I believe it was my friend Nicole Cliffe of the Toast who introduced me via Gchat to the website then known quaintly as The Facebook. I was in my first year working in Washington, D.C., and she was still an undergrad and thus closer to the epicenter of the nascent social networking revolution. I tried it out and immediately reached the conclusion that the whole thing was a dumb idea.
Taking the various house facebooks (physical books with little capsule photos of all a dorm’s residents) and turning them into a single digital facebook accessible to all students was a perfectly plausible idea. But The Facebook wasn’t a digital facebook at all! It was just Friendster, except only for people with Harvard.edu email addresses. Insofar as Friendster was a moderately useful tool, the idea of The Facebook wasn’t terrible per se, just derivative and unnecessary. Why not just use Friendster?

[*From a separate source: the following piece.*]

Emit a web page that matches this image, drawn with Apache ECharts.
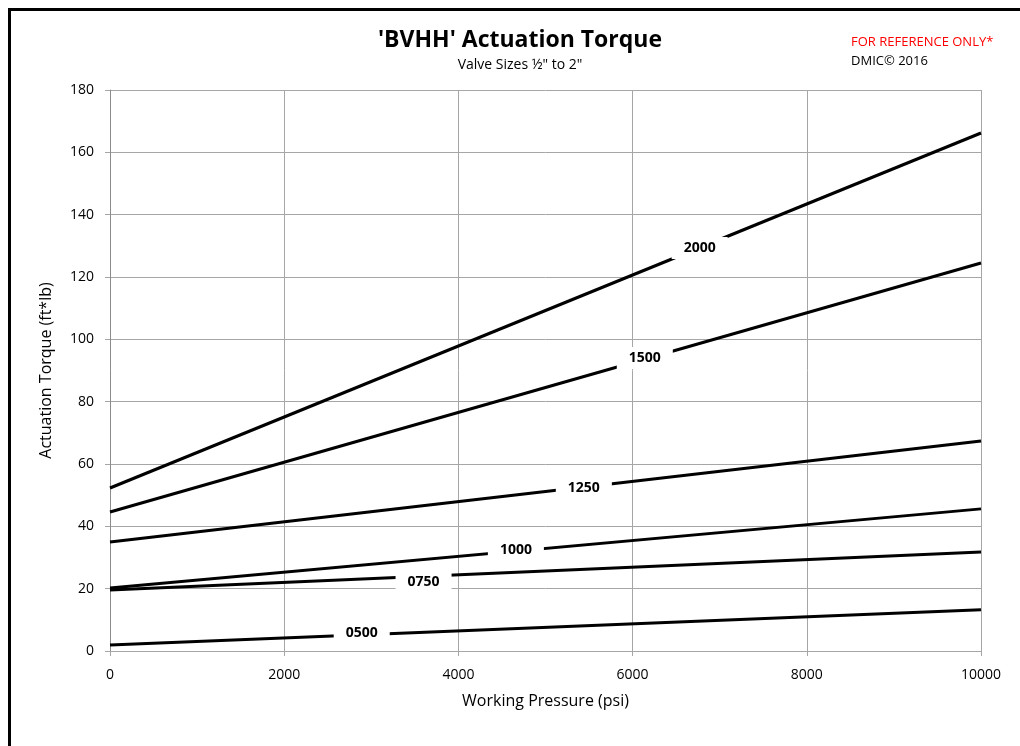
<!DOCTYPE html>
<html><head><meta charset="utf-8">
<script src="https://cdn.jsdelivr.net/npm/echarts@6/dist/echarts.min.js"></script>
<style>html,body{margin:0;padding:0;background:#fff}#c{width:1020px;height:746px}</style>
</head><body><div id="c"></div>
<script>
const pressure = [0, 10000];
const seriesNames = ['2000', '1500', '1250', '1000', '0750', '0500'];
const torque2000 = [52.3, 166.2];
const torque1500 = [44.6, 124.5];
const torque1250 = [35.0, 67.4];
const torque1000 = [20.2, 45.6];
const torque0750 = [19.6, 31.8];
const torque0500 = [1.9, 13.2];
const labelPos = [[6770, 129.3], [6140, 94.0], [5440, 52.3], [4660, 32.4], [3600, 22.1], [2890, 5.8]];
const xTicks = [0, 2000, 4000, 6000, 8000, 10000];
const yTicks = [0, 20, 40, 60, 80, 100, 120, 140, 160, 180];

const FONT = 'Open Sans';
const all = [torque2000, torque1500, torque1250, torque1000, torque0750, torque0500];
const series = all.map((vals, i) => ({
  name: seriesNames[i], type: 'line', symbol: 'none', silent: true,
  data: vals.map((v, j) => [pressure[j], v]),
  lineStyle: { color: '#000', width: 3 },
  z: 3,
  markPoint: {
    symbol: 'rect', symbolSize: 0, silent: true,
    data: [{ coord: labelPos[i], value: seriesNames[i] }],
    label: {
      show: true, position: 'inside', formatter: seriesNames[i],
      color: '#000', fontFamily: FONT, fontWeight: 'bold', fontSize: 14,
      backgroundColor: '#fff', padding: [4, 12, 4, 12]
    }
  }
}));

const chart = echarts.init(document.getElementById('c'), null, { renderer: 'canvas' });
chart.setOption({
  animation: false,
  backgroundColor: '#fff',
  grid: { left: 110, right: 39, top: 90, bottom: 95, containLabel: false },
  title: [
    { text: "'BVHH' Actuation Torque", left: 515, top: 24, textAlign: 'center',
      textStyle: { fontFamily: FONT, fontWeight: 'bold', fontSize: 23, color: '#000' } },
    { text: 'Valve Sizes ½" to 2"', left: 515, top: 53, textAlign: 'center',
      textStyle: { fontFamily: FONT, fontWeight: 'normal', fontSize: 14, color: '#000' } },
    { text: 'FOR REFERENCE ONLY*', left: 846, top: 31,
      textStyle: { fontFamily: FONT, fontWeight: 'normal', fontSize: 13, color: '#ff0000' } },
    { text: 'DMIC© 2016', left: 846, top: 50,
      textStyle: { fontFamily: FONT, fontWeight: 'normal', fontSize: 13, color: '#000' } }
  ],
  xAxis: {
    type: 'value', min: 0, max: 10000, interval: 2000,
    name: 'Working Pressure (psi)', nameLocation: 'middle', nameGap: 42,
    nameTextStyle: { fontFamily: FONT, fontSize: 16, color: '#000' },
    axisLine: { show: true, lineStyle: { color: '#a6a6a6', width: 1 } },
    axisTick: { show: true, length: 5, lineStyle: { color: '#a6a6a6' } },
    axisLabel: { fontFamily: FONT, fontSize: 14, color: '#000', margin: 17,
      formatter: v => xTicks.includes(v) ? String(v) : '' },
    splitLine: { show: true, lineStyle: { color: '#a6a6a6', width: 1 } }
  },
  yAxis: {
    type: 'value', min: 0, max: 180, interval: 20,
    name: 'Actuation Torque (ft*lb)', nameLocation: 'middle', nameGap: 56,
    nameTextStyle: { fontFamily: FONT, fontSize: 16, color: '#000' },
    axisLine: { show: true, lineStyle: { color: '#8c8c8c', width: 1 } },
    axisTick: { show: true, length: 5, lineStyle: { color: '#a6a6a6' } },
    axisLabel: { fontFamily: FONT, fontSize: 14, color: '#000', margin: 16,
      formatter: v => yTicks.includes(v) ? String(v) : '' },
    splitLine: { show: true, lineStyle: { color: '#a6a6a6', width: 1 } }
  },
  graphic: [
    { type: 'rect', left: 7, top: 7, silent: true, z: 100,
      shape: { x: 0, y: 0, width: 1040, height: 780 },
      style: { fill: 'none', stroke: '#000', lineWidth: 3 } },
    { type: 'line', silent: true, z: 1,
      shape: { x1: 981.5, y1: 90, x2: 981.5, y2: 651 },
      style: { stroke: '#a6a6a6', lineWidth: 1 } }
  ],
  series: series
});
</script></body></html>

At any rate, Mark Zuckerberg lived in Kirkland House, where I had lived before graduating. And one of my roommates, a computer science major, who had taken a year off—he lived in Kirkland too—once mentioned to me the idea of going to work on The Facebook as a job. I told him that was a terrible idea—everyone out of college was using Friendster already, and surely college kids would just go use it too.
The short moral of the story is that you should never take my advice unless it’s about how to board a train at Penn Station.
At any rate, I wasn’t impressed with Facebook when it first launched and I’ve never really been a fan. Not, I think, because I’m some huge curmudgeon. I love Twitter. I love Instagram.* I’ve kind of drifted away from Tumblr due to professional obligations, but it’s had its moments. I’ve even gone off-demographic and enjoyed a bit of Pinterest. But when Facebook was a Friendster clone it struck me as derivative. And when it started adding features, it struck me as confusing. Who wants a single website to be a photo-sharing site and a gaming site and a repository of contact information and an event-planner and everything else? The answer, evidently, is that many many many millions of people want just that.